Rekam jejak juga jadi senjata retorika. Pada akhir tahun 2024, Presiden pernah mengumumkan kenaikan upah serentak (rata-rata 6,5% untuk 2025) yang disambut pro dan kontra sekaligus. Kemudian, kenaikan itu kini dijadikan pembanding oleh buruh yang menuntut angka yang setara atau lebih besar.
Sementara pengusaha dan sebagian pembuat kebijakan ingin angka yang aman agar investasi tidak terganggu. Perbandingan historis inilah yang membuat UMP 2026 terasa seperti perebutan legitimasi. Siapa yang paling peduli pada rakyat pekerja?
Di satu sisi ada kekhawatiran pengusaha, termasuk asosiasi seperti Apindo agar kenaikan upah tidak memukul sektor yang belum pulih. Di sisi lain ada serikat buruh yang menuntut kenaikan signifikan (beberapa tuntutan menuntut 6,5% atau bahkan angka ganda persen sebagai baseline). Hasilnya yaitu negosiasi yang memanas, isu indeks yang dikapitalisasi oleh pihak-pihak yang ingin menahan kenaikan, dan gerak massa yang sudah diumumkan untuk turun ke jalan. Selain Media Perdjoeangan, Tempo dan media lain melaporkan bahwa pimpinan buruh menyiapkan aksi besar jika angka yang diumumkan tidak memuaskan.

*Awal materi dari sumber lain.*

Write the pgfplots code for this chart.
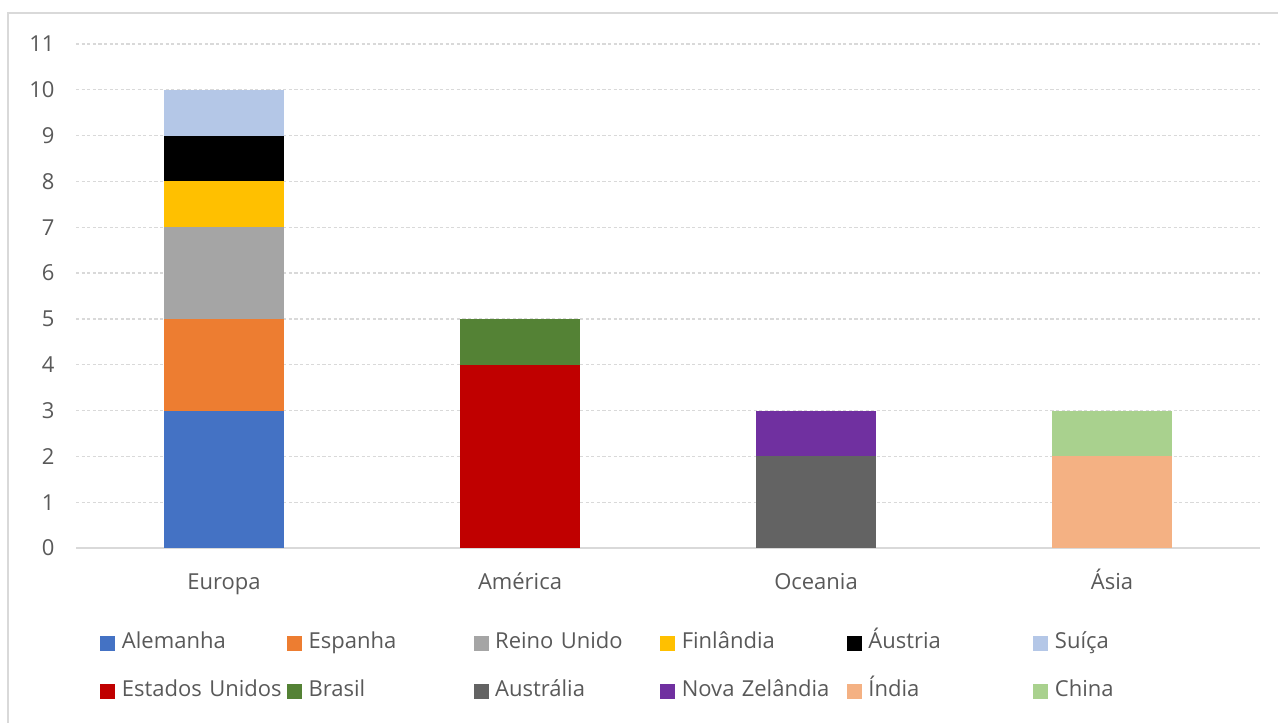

Apa yang dipertaruhkan? Lebih dari sekadar angka. Mulai dari legitimasi politik, stabilitas industrial, dan kredibilitas aturan pengupahan. Bila pemerintah tampak menahan kenaikan dengan alasan teknis, serikat buruh akan menilai itu sebagai prioritas pada kepentingan pengusaha dan stabilitas investasi ketimbang kesejahteraan pekerja. Bila sebaliknya pemerintah mengumumkan kenaikan besar, resiko protes pengusaha dan klaim gangguan iklim investasi akan muncul. Di tengahnya, pekerja tetap membayar tagihan listrik, sekolah anak, dan kebutuhan pokok yang selalu naik. Dan itu adalah hal yang tak bisa dipersenjatai oleh indeks.

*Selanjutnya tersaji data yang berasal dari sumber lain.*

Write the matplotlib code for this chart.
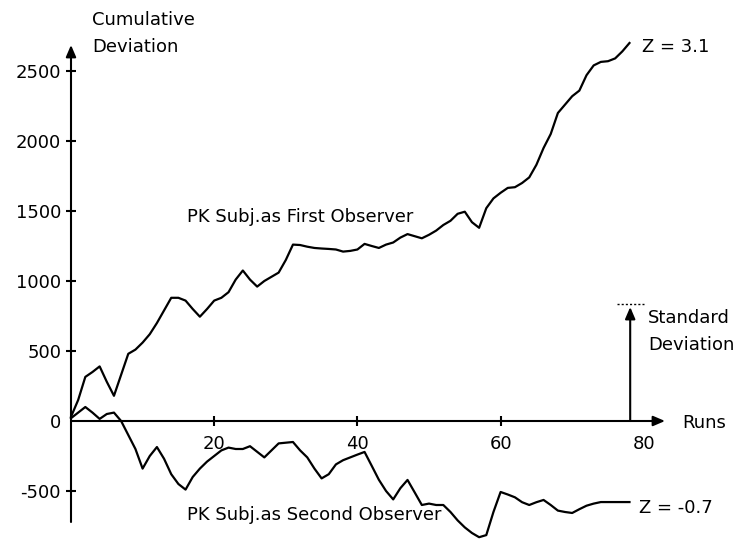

Langkah apa yang mungkin terjadi selanjutnya?
• Negosiasi politik: wakil rakyat dan dewan pengupahan daerah mungkin dipanggil untuk menengahi formula dan menghindari kesan keputusan sepihak dari kementerian.
• Aksi massa: serikat kuat mengancam aksi nasional yang bisa mengerem kegiatan ekonomi bila tuntutan diabaikan. Publik perlu bersiap melihat jalanan kembali jadi arena politik upah.
• Revisi teknis: ada dorongan untuk revisi PP/aturan pengupahan agar proses lebih transparan. Sebuah opsi yang didukung beberapa pihak di pemerintahan.
Bila angka hanyalah permainan rumus. Sedangkan upah minimum pekerja adalah soal biaya memenuhi kebutuhan hidup layak, maka siapa sebenarnya yang sedang dilindungi oleh kebijakan ini? Apakah bangsa ini akan memilih hukum angka atau hukum kebutuhan manusia? Kalau politik upah hanya menjadi matematik birokrasi, jangan heran jika massa buruh memilih jalanan sebagai hakim.